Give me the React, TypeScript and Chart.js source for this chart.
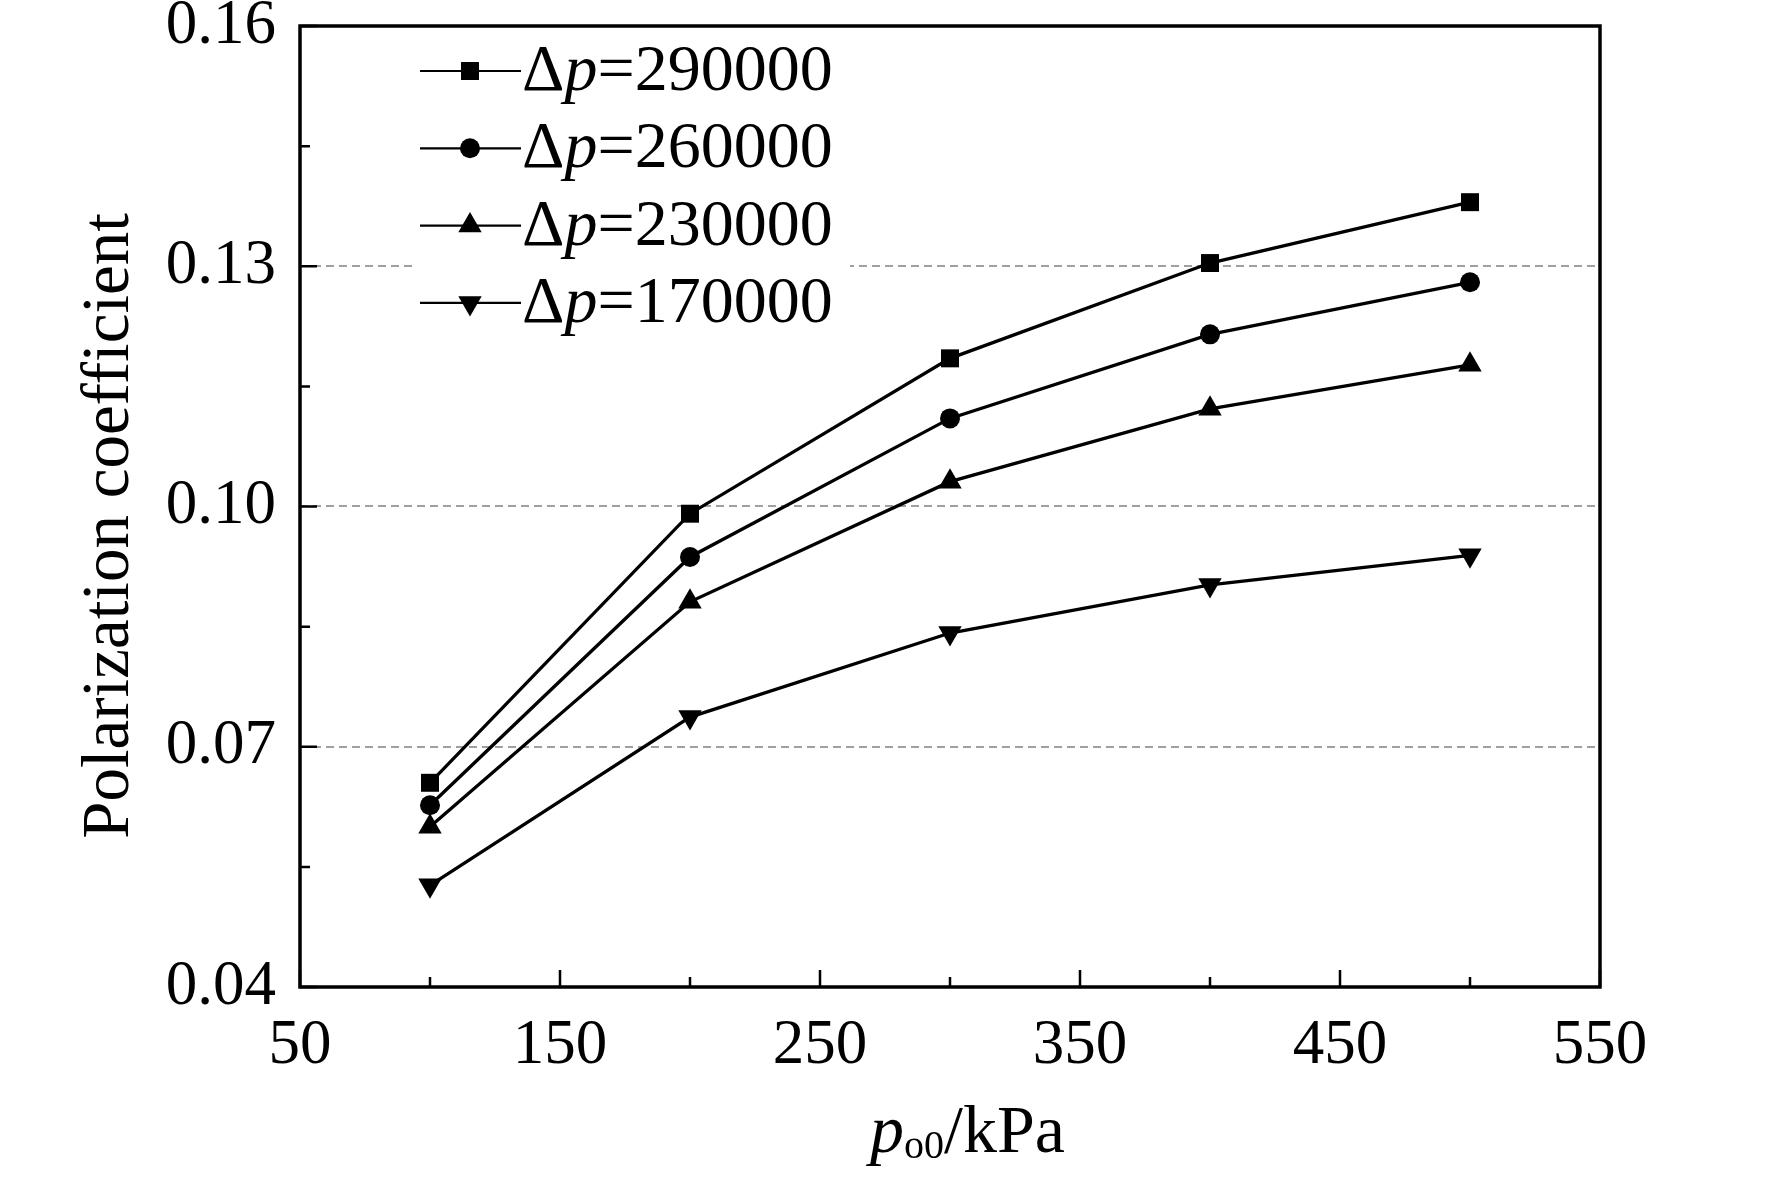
import React, { useEffect, useRef } from "react";
import { Chart, registerables } from "chart.js";

Chart.register(...registerables);

// data
const pressures = [100, 200, 300, 400, 500]; // p_o0 / kPa
const seriesNames = ["290000", "260000", "230000", "170000"];
const dp290000 = [0.0655, 0.0991, 0.1185, 0.1304, 0.138];
const dp260000 = [0.0627, 0.0937, 0.111, 0.1215, 0.128];
const dp230000 = [0.06, 0.0881, 0.1031, 0.1122, 0.1177];
const dp170000 = [0.0527, 0.0737, 0.0842, 0.0902, 0.0939];

// ticks
const xMajorTicks = [50, 150, 250, 350, 450, 550];
const xMinorTicks = [100, 200, 300, 400, 500];
const yMajorTicks = [0.04, 0.07, 0.1, 0.13, 0.16];
const yMinorTicks = [0.055, 0.085, 0.115, 0.145];
const yGridTicks = [0.07, 0.1, 0.13];

const FONT = '"Liberation Serif", "Times New Roman", serif';

const pointStyles = ["rect", "circle", "triangle", "triangle"];
const pointRotations = [0, 0, 0, 180];
const pointRadii = [12.7, 10, 13.5, 13.5];

function drawMarker(ctx: CanvasRenderingContext2D, i: number, x: number, y: number) {
    const r = pointRadii[i];
    const style = pointStyles[i];
    ctx.beginPath();
    if (style === "rect") {
        const s = r * Math.SQRT1_2;
        ctx.rect(x - s, y - s, 2 * s, 2 * s);
    } else if (style === "circle") {
        ctx.arc(x, y, r, 0, Math.PI * 2);
    } else {
        let rad = (pointRotations[i] * Math.PI) / 180;
        ctx.moveTo(x + Math.sin(rad) * r, y - Math.cos(rad) * r);
        rad += (2 * Math.PI) / 3;
        ctx.lineTo(x + Math.sin(rad) * r, y - Math.cos(rad) * r);
        rad += (2 * Math.PI) / 3;
        ctx.lineTo(x + Math.sin(rad) * r, y - Math.cos(rad) * r);
        ctx.closePath();
    }
    ctx.fill();
}

// frame, inward ticks, axis titles and legend
const decorations = {
    id: "decorations",
    afterDraw(chart: any) {
        const ctx: CanvasRenderingContext2D = chart.ctx;
        const { left, right, top, bottom } = chart.chartArea;
        const xs = chart.scales.x;
        const ys = chart.scales.y;
        ctx.save();
        ctx.strokeStyle = "#000";
        ctx.fillStyle = "#000";

        // ticks pointing inward
        ctx.lineWidth = 2.5;
        ctx.beginPath();
        xMajorTicks.forEach((v) => {
            const px = xs.getPixelForValue(v);
            ctx.moveTo(px, bottom);
            ctx.lineTo(px, bottom - 17);
        });
        xMinorTicks.forEach((v) => {
            const px = xs.getPixelForValue(v);
            ctx.moveTo(px, bottom);
            ctx.lineTo(px, bottom - 10);
        });
        yMajorTicks.forEach((v) => {
            const py = ys.getPixelForValue(v);
            ctx.moveTo(left, py);
            ctx.lineTo(left + 17, py);
        });
        yMinorTicks.forEach((v) => {
            const py = ys.getPixelForValue(v);
            ctx.moveTo(left, py);
            ctx.lineTo(left + 10, py);
        });
        ctx.stroke();

        // frame
        ctx.lineWidth = 3.5;
        ctx.strokeRect(left, top, right - left, bottom - top);

        // legend
        ctx.fillStyle = "#fff";
        ctx.fillRect(415, 36, 435, 304);
        seriesNames.forEach((name, i) => {
            const cy = 71 + i * 77.3;
            ctx.strokeStyle = "#000";
            ctx.fillStyle = "#000";
            ctx.lineWidth = 2.2;
            ctx.beginPath();
            ctx.moveTo(420, cy);
            ctx.lineTo(521, cy);
            ctx.stroke();
            drawMarker(ctx, i, 470, cy);
            ctx.textBaseline = "alphabetic";
            ctx.textAlign = "left";
            let tx = 522;
            const base = cy + 19;
            ctx.font = `66px ${FONT}`;
            ctx.fillText("\u0394", tx, base);
            tx += ctx.measureText("\u0394").width;
            ctx.font = `italic 66px ${FONT}`;
            ctx.fillText("p", tx, base);
            tx += ctx.measureText("p").width;
            ctx.font = `66px ${FONT}`;
            ctx.fillText("=" + name, tx, base);
        });

        // x axis title
        ctx.fillStyle = "#000";
        ctx.textAlign = "left";
        ctx.textBaseline = "alphabetic";
        let tx = 870;
        ctx.font = `italic 68px ${FONT}`;
        ctx.fillText("p", tx, 1152);
        tx += ctx.measureText("p").width;
        ctx.font = `40px ${FONT}`;
        ctx.fillText("o0", tx, 1158);
        tx += ctx.measureText("o0").width;
        ctx.font = `68px ${FONT}`;
        ctx.fillText("/kPa", tx, 1152);

        // y axis title
        ctx.save();
        ctx.translate(128, 526);
        ctx.rotate(-Math.PI / 2);
        ctx.textAlign = "center";
        ctx.font = `67px ${FONT}`;
        ctx.fillText("Polarization coefficient", 0, 0);
        ctx.restore();

        ctx.restore();
    },
};

const PolarizationChart: React.FC = () => {
    const canvasRef = useRef<HTMLCanvasElement | null>(null);
    const chartInstance = useRef<Chart | null>(null);

    useEffect(() => {
        document.body.style.margin = "0";
        if (!canvasRef.current) return;
        if (chartInstance.current) chartInstance.current.destroy();

        const seriesValues = [dp290000, dp260000, dp230000, dp170000];

        chartInstance.current = new Chart(canvasRef.current, {
            type: "line",
            data: {
                datasets: seriesValues.map((vals, i) => ({
                    label: "\u0394p=" + seriesNames[i],
                    data: pressures.map((p, j) => ({ x: p, y: vals[j] })),
                    borderColor: "#000",
                    backgroundColor: "#000",
                    borderWidth: 3.3,
                    tension: 0,
                    pointStyle: pointStyles[i] as any,
                    rotation: pointRotations[i],
                    pointRadius: pointRadii[i],
                    pointBorderWidth: 0,
                    pointBackgroundColor: "#000",
                })),
            },
            options: {
                animation: false,
                responsive: true,
                maintainAspectRatio: false,
                layout: { padding: { left: 0, right: 172, top: 26, bottom: 0 } },
                plugins: {
                    legend: { display: false },
                    tooltip: { enabled: false },
                },
                scales: {
                    x: {
                        type: "linear",
                        min: 50,
                        max: 550,
                        afterBuildTicks: (scale: any) => {
                            scale.ticks = xMajorTicks.map((v) => ({ value: v }));
                        },
                        afterFit: (scale: any) => {
                            scale.height = 198;
                            scale.paddingLeft = 0;
                            scale.paddingRight = 0;
                        },
                        grid: { display: false, drawTicks: false },
                        border: { display: false },
                        ticks: {
                            padding: 22,
                            color: "#000",
                            maxRotation: 0,
                            font: { family: FONT, size: 63 },
                            callback: (v: any) => String(v),
                        },
                    },
                    y: {
                        type: "linear",
                        min: 0.04,
                        max: 0.16,
                        afterBuildTicks: (scale: any) => {
                            scale.ticks = yMajorTicks.map((v) => ({ value: v }));
                        },
                        afterFit: (scale: any) => {
                            scale.width = 300;
                            scale.paddingTop = 0;
                            scale.paddingBottom = 0;
                        },
                        grid: {
                            drawTicks: false,
                            lineWidth: 2,
                            color: (c: any) =>
                                yGridTicks.some((g) => Math.abs(g - c.tick?.value) < 1e-9)
                                    ? "#a0a0a0"
                                    : "rgba(0,0,0,0)",
                        },
                        border: { display: false, dash: [8, 5] },
                        ticks: {
                            padding: 24,
                            color: "#000",
                            font: { family: FONT, size: 63 },
                            callback: (v: any) => Number(v).toFixed(2),
                        },
                    },
                },
            },
            plugins: [decorations],
        });

        return () => {
            if (chartInstance.current) {
                chartInstance.current.destroy();
                chartInstance.current = null;
            }
        };
    }, []);

    return (
        <div style={{ position: "relative", width: "1772px", height: "1185px", background: "#fff" }}>
            <canvas ref={canvasRef} />
        </div>
    );
};

export default function App() {
    return <PolarizationChart />;
}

-----

- TO BE DONE:
Show all lines above holding "React".

- EXERCISE RESPONSE:
Give me the React, TypeScript and Chart.js source for this chart.
import React, { useEffect, useRef } from "react";
const PolarizationChart: React.FC = () => {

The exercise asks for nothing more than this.